MILAN (Reuters) - Telecom Italia (TIM) General Manager Pietro Labriola on Friday is set to become the fifth CEO in six years of Italy's biggest telecoms company as it faces major challenges.

The struggling former phone monopoly is weighing a 10.8 billion euro ($12.25 billion) takeover approach by U.S.fund KKR.

Hit by a series of profit warnings, TIM is also working on a broader overhaul of its operations as a potential alternative to the takeover that would split its service businesses from its prized network assets.

Labriola's nomination for TIM's top job has been promoted by the group's largest investor Vivendi and the executive has won respect within the company where he has worked for two decades.

A senior TIM manager, asking not to be named, said Pietro knew TIM better than anyone else.

* Born in Altamura, near the southern Italian city of Bari, where he took a degree in business administration, 54-year-old Labriola joined Telecom Italia in 2001 after stints at rival operators France Telecom and Infostrada.

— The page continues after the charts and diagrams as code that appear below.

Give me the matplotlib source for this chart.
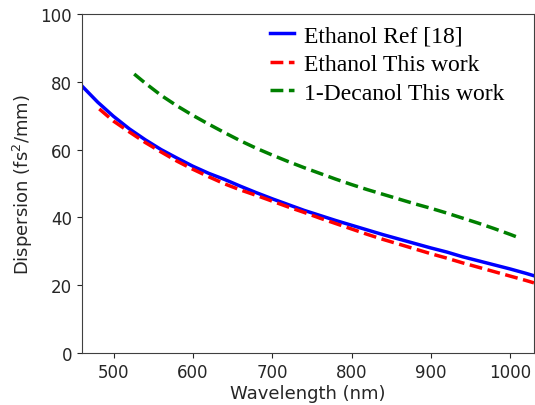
import numpy as np
import matplotlib
matplotlib.use('Agg')
import matplotlib.pyplot as plt

plt.rcParams['font.family'] = 'DejaVu Sans'

# Valores (dispersao em fs^2/mm)
wl_ref = [460, 480, 500, 520, 540, 560, 580, 600, 620, 640, 660, 680, 700, 720, 740,
          760, 780, 800, 820, 840, 860, 880, 900, 920, 940, 960, 980, 1000, 1020, 1030]
d_ref = [78.8, 74.0, 69.8, 66.1, 62.9, 60.0, 57.5, 55.1, 53.0, 51.2, 49.2, 47.3, 45.5, 43.8, 42.1,
         40.6, 39.1, 37.7, 36.3, 34.9, 33.6, 32.3, 31.0, 29.8, 28.4, 27.2, 26.0, 24.8, 23.5, 22.8]

wl_eth = [482, 500, 520, 540, 560, 580, 600, 620, 640, 660, 680, 700, 720, 740, 760,
          780, 800, 820, 840, 860, 880, 900, 920, 940, 960, 980, 1000, 1020, 1030]
d_eth = [72.0, 68.4, 65.2, 62.1, 59.3, 56.6, 54.2, 52.0, 49.9, 48.1, 46.5, 44.8, 43.1, 41.5, 39.8,
         38.2, 36.6, 35.0, 33.5, 32.1, 30.7, 29.3, 28.0, 26.6, 25.3, 24.0, 22.7, 21.4, 20.7]

wl_dec = [526, 540, 560, 580, 600, 620, 640, 660, 680, 700, 720, 740, 760, 780, 800,
          820, 840, 860, 880, 900, 920, 940, 960, 980, 1000, 1010]
d_dec = [82.3, 79.6, 76.0, 72.9, 70.1, 67.5, 65.0, 62.6, 60.4, 58.4, 56.5, 54.7, 53.0, 51.3, 49.7,
         48.2, 46.8, 45.4, 44.0, 42.7, 41.3, 39.8, 38.3, 36.7, 35.0, 34.1]

fig, ax = plt.subplots(figsize=(5.35, 4.06), dpi=100)
ax.plot(wl_ref, d_ref, '-', color='blue', lw=2.5, label='Ethanol Ref [18]')
ax.plot(wl_eth, d_eth, '--', color='red', lw=2.5, label='Ethanol This work')
ax.plot(wl_dec, d_dec, '--', color='green', lw=2.5, label='1-Decanol This work')

ax.set_xlim(460, 1030)
ax.set_ylim(0, 100)
ax.set_xlabel('Wavelength (nm)', fontsize=13, color='#262626', labelpad=2)
ax.set_ylabel('Dispersion (fs$^2$/mm)', fontsize=13, color='#262626')
ax.tick_params(labelsize=12, labelcolor='#262626', color='#262626')
for s in ax.spines.values():
    s.set_color('#404040')

ax.legend(loc='upper left', bbox_to_anchor=(0.416, 0.968), frameon=False,
          prop={'family': 'Liberation Serif', 'size': 17},
          handlelength=1.0, handletextpad=0.45, borderpad=0, borderaxespad=0,
          labelspacing=0.3)

plt.subplots_adjust(left=0.153, right=0.998, top=0.963, bottom=0.128)
plt.savefig('out.png', dpi=100)
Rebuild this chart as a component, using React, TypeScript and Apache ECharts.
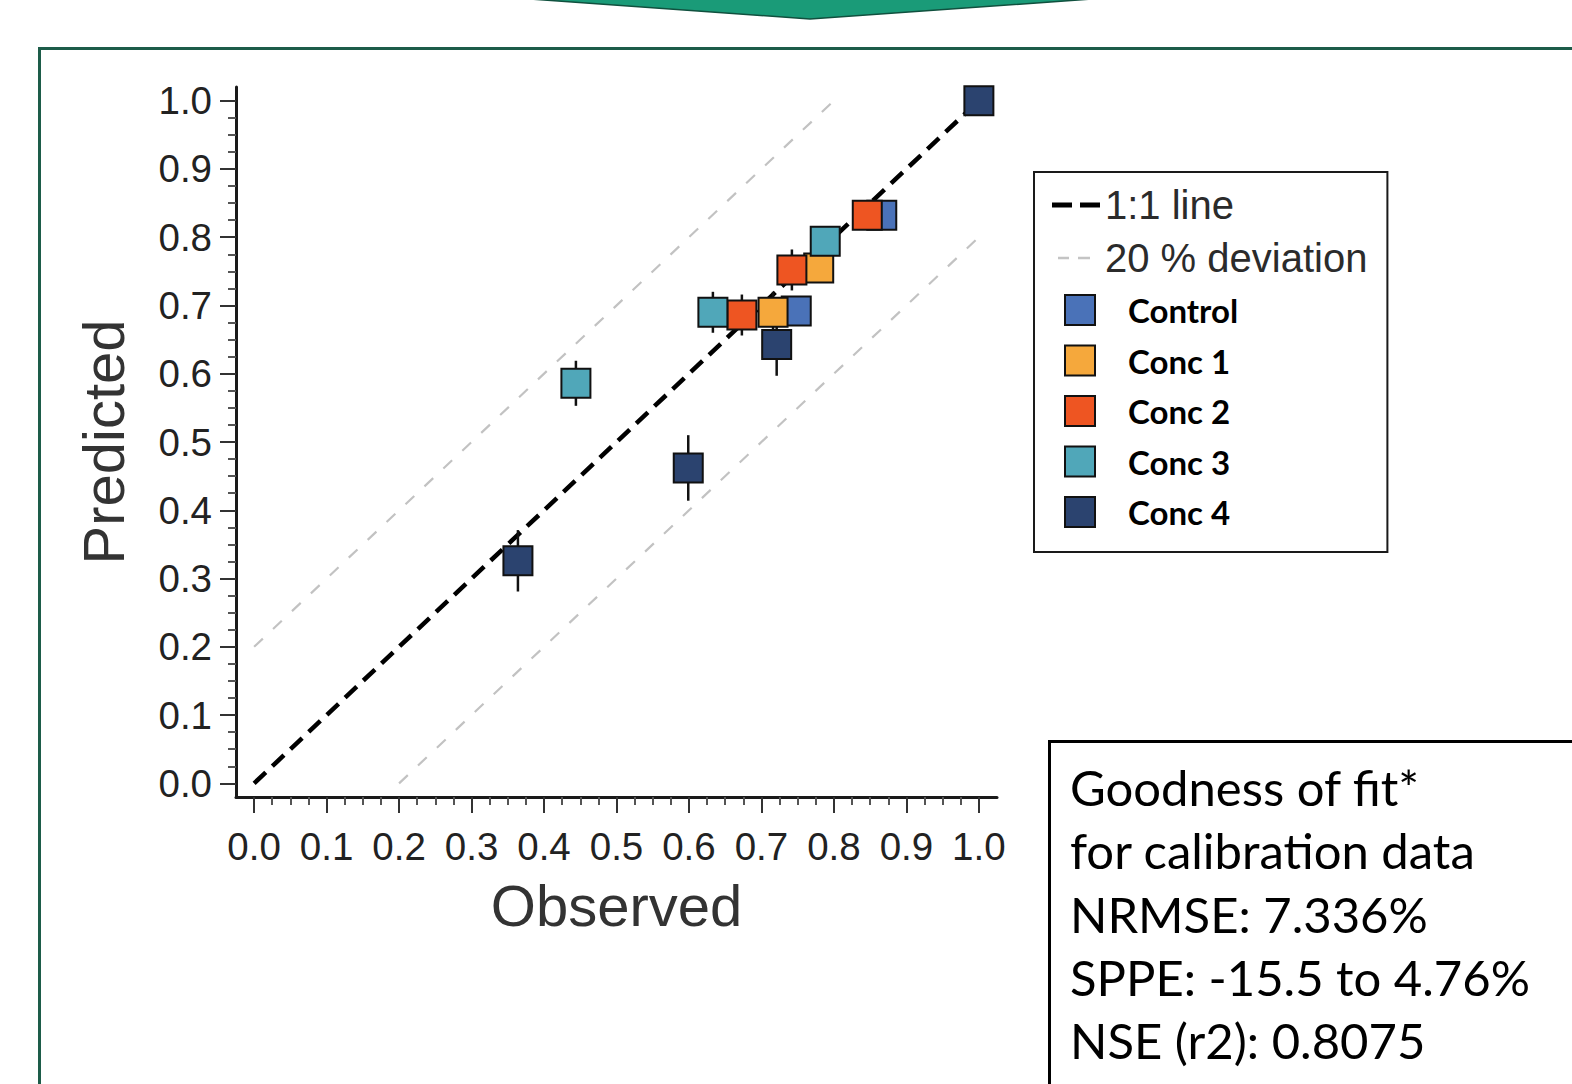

* Labriola held a wide range of roles and senior positions across TIM, from sales operations to strategic projects. He was involved in one of the company's first attempts to spin off the group's network infrastructure in Italy in 2013.

* He moved to Brazil in 2015 to become chief operating officer of TIM's local subsidiary. He was then named CEO of TIM's Brazilian operations in 2019, a position in which he demonstrated an appetite for innovation and cost control.

* A chess player who has many tattoos, Labriola frequently uses sports metaphors to emphasise teamwork. One person who has worked with him for years said he was open to discussions with people with different ideas. "He does not look for consensus at all costs and he is ready to change his mind if someone else points out a better solution," the person said.

* Labriola's reputation and skills are also recognised outside TIM. A top executive at a rival company in Italy described him as a pragmatic manager with a strong focus on the operational aspects of the business.

"Pietro is quite the opposite of [former TIM CEO Luigi] Gubitosi who acted more like a politician during his term".